Avec la MDRS, nous étions livrés à nous-mêmes. Nous sommes indépendants et maîtres de notre mission.
Comment s’est déroulée la mission ?
Mon rôle était celui d’une astronome. Je travaillais sur un télescope solaire qui s’est malheureusement cassé la veille du départ. En une nuit, j’ai téléchargé tout ce qu’il fallait sur l’autre télescope qui était robotique. J’ai travaillé deux semaines dessus avant que le premier appareil soit de nouveau fonctionnel. J’ai pu observer des tâches solaires et une protubérance. Malheureusement, au bout d’une semaine, il s’est mis à neiger et je n’ai pas pu poursuivre ma mission. Mais cela m’a permis d’acquérir plus de patience.
© mars.bde-supaero.fr
Ce projet a été difficile, mais intéressant.Il a permis une vraie remise en question. L’une des choses que j’ai apprises c’est qu’il ne faut pas projeter mes attentes personnelles sur le reste de l’équipage et accepter qu’ils n’aient pas les mêmes envies que moi. La communication est déterminante et on se rend compte que cette compétence peut s’apprendre et n’est pas innée. Elle permet de régler le problème sans que le problème n’éclose.
Que tires-tu de la MDRS pour ton projet professionnel ?
Je vais débuter mon stage de fin d’études au CNES, dans la branche Spaceship. Mon expérience au sein de la MDRS m’a permis d’avoir une vue plus globale sur les besoins des astronautes, tant sur le plan technologique que psychologique. J’ai aussi pu apprendre comment anticiper des problèmes qui peuvent s’avérer fatals, quelles sont les constructions qui permettent de bien vivre une fois sur place, etc.
Avec la MDRS, nous étions livrés à nous-mêmes.

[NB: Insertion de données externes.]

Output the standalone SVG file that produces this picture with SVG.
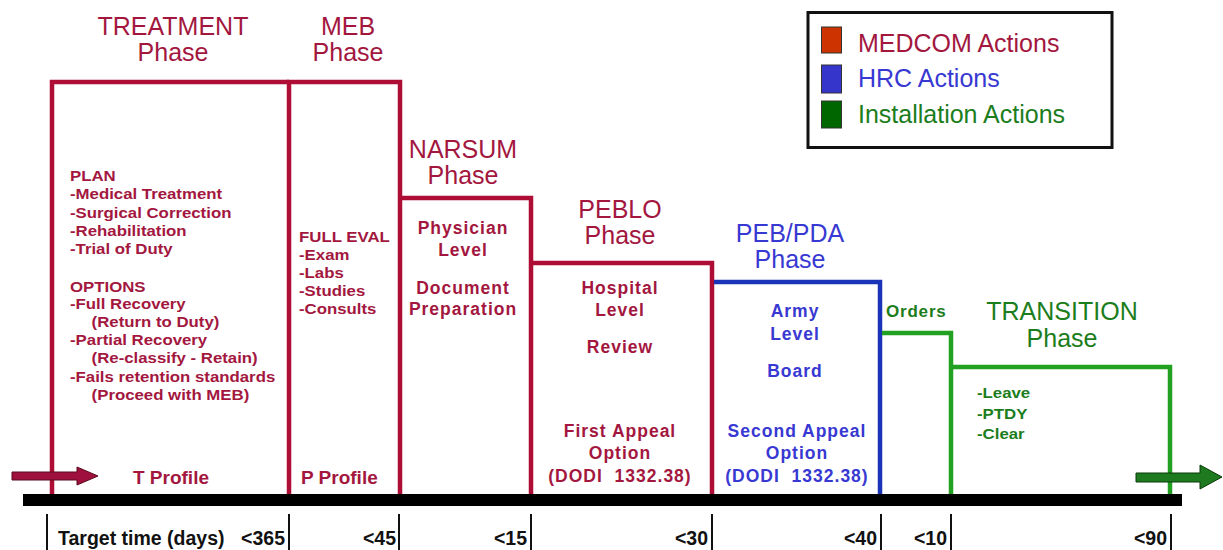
<svg xmlns="http://www.w3.org/2000/svg" width="1223" height="550" viewBox="0 0 1223 550">
  <style>
    .title { font-family: "Liberation Sans", Arial, sans-serif; font-size: 25px; text-anchor: middle; }
    .body { font-family: "Liberation Sans", Arial, sans-serif; font-weight: bold; font-size: 17.5px; letter-spacing: 1px; text-anchor: middle; }
    .list { font-family: "Liberation Sans", Arial, sans-serif; font-weight: bold; font-size: 14px; }
    .prof { font-family: "Liberation Sans", Arial, sans-serif; font-weight: bold; font-size: 19px; }
    .axis { font-family: "Liberation Sans", Arial, sans-serif; font-weight: bold; font-size: 19.5px; fill: #111; }
    .legend { font-family: "Liberation Sans", Arial, sans-serif; font-size: 25px; }
    .red { fill: #A3173F; }
    .blue { fill: #3838D2; }
    .green { fill: #1C7D1C; }
    .outline { fill: none; stroke-width: 4.5; stroke-linejoin: miter; stroke-linecap: butt; }
    .tick { stroke: #111; stroke-width: 2; }
  </style>

  <!-- TREATMENT phase -->
  <g id="treatment">
    <path class="outline" stroke="#AE0E36" d="M52,494 V82 H289"/>
    <text class="title red" x="173" y="35">TREATMENT</text>
    <text class="title red" x="173" y="61">Phase</text>
    <g class="red" transform="translate(70,0) scale(1.2,1)">
      <text class="list" x="0" y="181">PLAN</text>
      <text class="list" x="0" y="199">-Medical Treatment</text>
      <text class="list" x="0" y="218">-Surgical Correction</text>
      <text class="list" x="0" y="236">-Rehabilitation</text>
      <text class="list" x="0" y="254">-Trial of Duty</text>
      <text class="list" x="0" y="292">OPTIONS</text>
      <text class="list" x="0" y="309">-Full Recovery</text>
      <text class="list" x="18" y="327">(Return to Duty)</text>
      <text class="list" x="0" y="345">-Partial Recovery</text>
      <text class="list" x="18" y="363">(Re-classify - Retain)</text>
      <text class="list" x="0" y="382">-Fails retention standards</text>
      <text class="list" x="18" y="400">(Proceed with MEB)</text>
    </g>
    <text class="prof red" x="171" y="484" text-anchor="middle">T Profile</text>
  </g>

  <!-- MEB phase -->
  <g id="meb">
    <path class="outline" stroke="#AE0E36" d="M289,494 V82 H400 V494"/>
    <text class="title red" x="348" y="35">MEB</text>
    <text class="title red" x="348" y="61">Phase</text>
    <g class="red" transform="translate(299,0) scale(1.2,1)">
      <text class="list" x="0" y="242">FULL EVAL</text>
      <text class="list" x="0" y="260">-Exam</text>
      <text class="list" x="0" y="278">-Labs</text>
      <text class="list" x="0" y="296">-Studies</text>
      <text class="list" x="0" y="314">-Consults</text>
    </g>
    <text class="prof red" x="301" y="484">P Profile</text>
  </g>

  <!-- NARSUM phase -->
  <g id="narsum">
    <path class="outline" stroke="#AE0E36" d="M400,198 H531 V494"/>
    <text class="title red" x="463" y="158">NARSUM</text>
    <text class="title red" x="463" y="184">Phase</text>
    <text class="body red" x="463" y="234">Physician</text>
    <text class="body red" x="463" y="256">Level</text>
    <text class="body red" x="463" y="294">Document</text>
    <text class="body red" x="463" y="315">Preparation</text>
  </g>

  <!-- PEBLO phase -->
  <g id="peblo">
    <path class="outline" stroke="#AE0E36" d="M531,263 H712 V494"/>
    <text class="title red" x="620" y="218">PEBLO</text>
    <text class="title red" x="620" y="244">Phase</text>
    <text class="body red" x="620" y="294">Hospital</text>
    <text class="body red" x="620" y="316">Level</text>
    <text class="body red" x="620" y="353">Review</text>
    <text class="body red" x="620" y="437">First Appeal</text>
    <text class="body red" x="620" y="459">Option</text>
    <text class="body red" x="620" y="482" xml:space="preserve">(DODI  1332.38)</text>
  </g>

  <!-- PEB/PDA phase -->
  <g id="peb-pda">
    <path class="outline" stroke="#1A34B8" d="M714,282 H880 V494"/>
    <text class="title blue" x="790" y="242">PEB/PDA</text>
    <text class="title blue" x="790" y="268">Phase</text>
    <text class="body blue" x="795" y="317">Army</text>
    <text class="body blue" x="795" y="340">Level</text>
    <text class="body blue" x="795" y="377">Board</text>
    <text class="body blue" x="797" y="437">Second Appeal</text>
    <text class="body blue" x="797" y="459">Option</text>
    <text class="body blue" x="797" y="482" xml:space="preserve">(DODI  1332.38)</text>
  </g>

  <!-- Orders step -->
  <g id="orders">
    <path class="outline" stroke="#22A022" d="M882,333 H951 V494"/>
    <text class="green" x="886" y="317" font-family="Liberation Sans, Arial, sans-serif" font-weight="bold" font-size="17" letter-spacing="0.8">Orders</text>
  </g>

  <!-- TRANSITION phase -->
  <g id="transition">
    <path class="outline" stroke="#22A022" d="M951,367 H1170 V494"/>
    <text class="title green" x="1062" y="320">TRANSITION</text>
    <text class="title green" x="1062" y="347">Phase</text>
    <g class="green" transform="translate(977,0) scale(1.2,1)">
      <text class="list" x="0" y="398">-Leave</text>
      <text class="list" x="0" y="419">-PTDY</text>
      <text class="list" x="0" y="439">-Clear</text>
    </g>
  </g>

  <!-- Legend -->
  <g id="legend">
    <rect x="808" y="12.5" width="304" height="135" fill="#fff" stroke="#111" stroke-width="3"/>
    <rect x="821.5" y="27" width="20" height="26" fill="#CC3300" stroke="#333" stroke-width="1"/>
    <rect x="821.5" y="65" width="20" height="28" fill="#3535CC" stroke="#333" stroke-width="1"/>
    <rect x="821.5" y="101" width="20" height="27" fill="#006600" stroke="#333" stroke-width="1"/>
    <text class="legend red" x="858" y="52">MEDCOM Actions</text>
    <text class="legend blue" x="858" y="87">HRC Actions</text>
    <text class="legend green" x="858" y="123">Installation Actions</text>
  </g>

  <!-- Timeline axis -->
  <g id="timeline">
    <rect x="23" y="494" width="1159" height="12" fill="#000"/>
    <line class="tick" x1="47" y1="514" x2="47" y2="550"/>
    <line class="tick" x1="289" y1="514" x2="289" y2="550"/>
    <line class="tick" x1="399" y1="514" x2="399" y2="550"/>
    <line class="tick" x1="531" y1="514" x2="531" y2="550"/>
    <line class="tick" x1="712" y1="514" x2="712" y2="550"/>
    <line class="tick" x1="881" y1="514" x2="881" y2="550"/>
    <line class="tick" x1="951" y1="514" x2="951" y2="550"/>
    <line class="tick" x1="1171" y1="514" x2="1171" y2="550"/>
    <text class="axis" x="58" y="545">Target time (days)</text>
    <text class="axis" x="285" y="545" text-anchor="end">&lt;365</text>
    <text class="axis" x="396" y="545" text-anchor="end">&lt;45</text>
    <text class="axis" x="527" y="545" text-anchor="end">&lt;15</text>
    <text class="axis" x="708" y="545" text-anchor="end">&lt;30</text>
    <text class="axis" x="877" y="545" text-anchor="end">&lt;40</text>
    <text class="axis" x="947" y="545" text-anchor="end">&lt;10</text>
    <text class="axis" x="1167" y="545" text-anchor="end">&lt;90</text>
  </g>

  <!-- Entry and exit arrows -->
  <g id="connectors">
    <path d="M12,472 H77 V467 L98,476 L77,485 V480 H12 Z" fill="#A0103F" stroke="#5a0a1e" stroke-width="1"/>
    <path d="M1136,473 H1200 V465 L1222,477 L1200,489 V482 H1136 Z" fill="#1E7A1E" stroke="#0a3a0a" stroke-width="1"/>
  </g>
</svg>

L’équipe support n’intervient qu’en cas de soucis, mais nous sommes indépendants et maîtres de notre mission. Une tempête a mis à plat un tunnel que nous avons dû réparer en urgence. Pendant une des missions, mon scaphandre a cessé de fonctionner et cela nous a poussé à mettre en place un système de test avant chaque sortie. C’est une partie intéressante qui permet d’en savoir plus sur les difficultés liées à la vie sur Mars.
Est-ce que tu sais déjà ce que tu veux faire plus tard ?
Je ne sais pas où je serais dans trois ou quatre ans. J’aimerais beaucoup rester au CNES après mon stage de fin d’études, mais je suis également curieuse de voir comment le sujet de l’espace est traité à l’étranger ou au sein de l’ESA, l’agence spatiale européenne. En réalité, je suis plus attirée par un projet que par une entreprise.
Un message pour les lycéennes qui n’osent pas forcément se diriger vers les études d’ingénieurs ?
Il faut mettre toutes les chances de son côté, qu’on soit femme ou homme, d’ailleurs. Il faut apprendre à se valoriser pour montrer la cohérence de son parcours et aussi s’accrocher dans ses études. L’important, c'est aussi de saisir les opportunités et de ne pas oublier de regarder des gens qui ont des parcours différents. Je suis arrivée à ISAE Supaero sans faire de prépa alors que tout le monde disait qu’on ne pouvait pas y parvenir sans passer par une CPGE. Il est important de développer sa propre stratégie et sortir des idées préconçues.